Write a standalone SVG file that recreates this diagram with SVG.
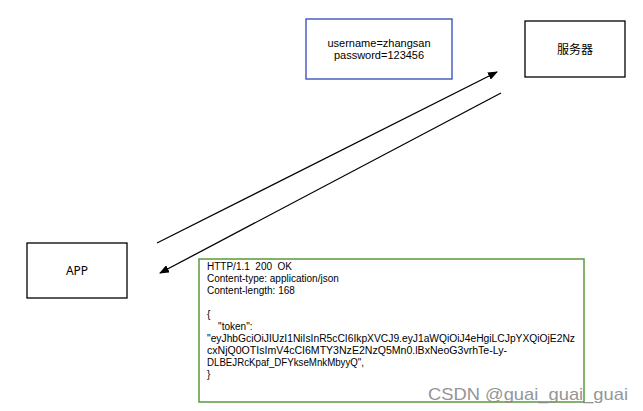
<svg xmlns="http://www.w3.org/2000/svg" width="643" height="411" viewBox="0 0 643 411">
<style>
.box{fill:#fff;stroke:#000;stroke-width:1.3}
.t{font-family:"Noto Sans","Liberation Sans","Noto Sans CJK SC",sans-serif;fill:#000}
.r{font-family:"Liberation Sans","Noto Sans",sans-serif;fill:#000}
.c{fill:none;stroke:#000;stroke-width:1.3}
</style>
<defs>
<marker id="ah" markerWidth="10" markerHeight="8" refX="9" refY="4" orient="auto" markerUnits="userSpaceOnUse">
<path d="M0,0 L10,4 L0,8 z" fill="#000"/>
</marker>
</defs>
<rect width="643" height="411" fill="#fff"/>
<g id="credentials">
<rect x="306" y="19" width="146" height="60" fill="#fff" stroke="#4a5fc1" stroke-width="1.5"/>
<text class="r" x="379" y="47" font-size="11" text-anchor="middle">username=zhangsan</text>
<text class="r" x="379" y="59" font-size="11" text-anchor="middle">password=123456</text>
</g>
<g id="server">
<rect class="box" x="525" y="21" width="100" height="56"/>
<text class="t" x="575" y="54" font-size="12" text-anchor="middle" fill="#333">服务器</text>
</g>
<g id="app">
<rect class="box" x="27" y="243" width="100" height="55"/>
<text class="t" x="77" y="275" font-size="12" text-anchor="middle">APP</text>
</g>
<g id="connectors">
<line class="c" x1="157" y1="243" x2="497" y2="72" marker-end="url(#ah)"/>
<line class="c" x1="501" y1="93" x2="160" y2="273" marker-end="url(#ah)"/>
</g>
<g id="response">
<rect x="199" y="259" width="385" height="143" fill="#fff" stroke="#5a9a3c" stroke-width="1.5"/>
<g class="r" font-size="10">
<text x="207" y="270">HTTP/1.1&#160; 200&#160; OK</text>
<text x="207" y="282">Content-type: application/json</text>
<text x="207" y="294">Content-length: 168</text>
<text x="207" y="318">{</text>
<text x="207" y="330">&#160;&#160;&#160;&#160;"token":</text>
<text x="207" y="342" textLength="368" lengthAdjust="spacingAndGlyphs">"eyJhbGciOiJIUzI1NiIsInR5cCI6IkpXVCJ9.eyJ1aWQiOiJ4eHgiLCJpYXQiOjE2Nz</text>
<text x="207" y="354" textLength="300" lengthAdjust="spacingAndGlyphs">cxNjQ0OTIsImV4cCI6MTY3NzE2NzQ5Mn0.lBxNeoG3vrhTe-Ly-</text>
<text x="207" y="366" textLength="157" lengthAdjust="spacingAndGlyphs">DLBEJRcKpaf_DFYkseMnkMbyyQ",</text>
<text x="207" y="378">}</text>
</g>
</g>
<text x="428" y="400" font-family="Liberation Sans, sans-serif" font-size="17" textLength="200" lengthAdjust="spacingAndGlyphs" fill="#8a8a8a" opacity="0.9">CSDN @guai_guai_guai</text>
</svg>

━━━━━━━━━━━━━━━━

The exercise ::
Without the pictures, print the whole listing exactly as given.

Worked solution ::
Write a standalone SVG file that recreates this diagram with SVG.
<svg xmlns="http://www.w3.org/2000/svg" width="643" height="411" viewBox="0 0 643 411">
<style>
.box{fill:#fff;stroke:#000;stroke-width:1.3}
.t{font-family:"Noto Sans","Liberation Sans","Noto Sans CJK SC",sans-serif;fill:#000}
.r{font-family:"Liberation Sans","Noto Sans",sans-serif;fill:#000}
.c{fill:none;stroke:#000;stroke-width:1.3}
</style>
<defs>
<marker id="ah" markerWidth="10" markerHeight="8" refX="9" refY="4" orient="auto" markerUnits="userSpaceOnUse">
<path d="M0,0 L10,4 L0,8 z" fill="#000"/>
</marker>
</defs>
<rect width="643" height="411" fill="#fff"/>
<g id="credentials">
<rect x="306" y="19" width="146" height="60" fill="#fff" stroke="#4a5fc1" stroke-width="1.5"/>
<text class="r" x="379" y="47" font-size="11" text-anchor="middle">username=zhangsan</text>
<text class="r" x="379" y="59" font-size="11" text-anchor="middle">password=123456</text>
</g>
<g id="server">
<rect class="box" x="525" y="21" width="100" height="56"/>
<text class="t" x="575" y="54" font-size="12" text-anchor="middle" fill="#333">服务器</text>
</g>
<g id="app">
<rect class="box" x="27" y="243" width="100" height="55"/>
<text class="t" x="77" y="275" font-size="12" text-anchor="middle">APP</text>
</g>
<g id="connectors">
<line class="c" x1="157" y1="243" x2="497" y2="72" marker-end="url(#ah)"/>
<line class="c" x1="501" y1="93" x2="160" y2="273" marker-end="url(#ah)"/>
</g>
<g id="response">
<rect x="199" y="259" width="385" height="143" fill="#fff" stroke="#5a9a3c" stroke-width="1.5"/>
<g class="r" font-size="10">
<text x="207" y="270">HTTP/1.1&#160; 200&#160; OK</text>
<text x="207" y="282">Content-type: application/json</text>
<text x="207" y="294">Content-length: 168</text>
<text x="207" y="318">{</text>
<text x="207" y="330">&#160;&#160;&#160;&#160;"token":</text>
<text x="207" y="342" textLength="368" lengthAdjust="spacingAndGlyphs">"eyJhbGciOiJIUzI1NiIsInR5cCI6IkpXVCJ9.eyJ1aWQiOiJ4eHgiLCJpYXQiOjE2Nz</text>
<text x="207" y="354" textLength="300" lengthAdjust="spacingAndGlyphs">cxNjQ0OTIsImV4cCI6MTY3NzE2NzQ5Mn0.lBxNeoG3vrhTe-Ly-</text>
<text x="207" y="366" textLength="157" lengthAdjust="spacingAndGlyphs">DLBEJRcKpaf_DFYkseMnkMbyyQ",</text>
<text x="207" y="378">}</text>
</g>
</g>
<text x="428" y="400" font-family="Liberation Sans, sans-serif" font-size="17" textLength="200" lengthAdjust="spacingAndGlyphs" fill="#8a8a8a" opacity="0.9">CSDN @guai_guai_guai</text>
</svg>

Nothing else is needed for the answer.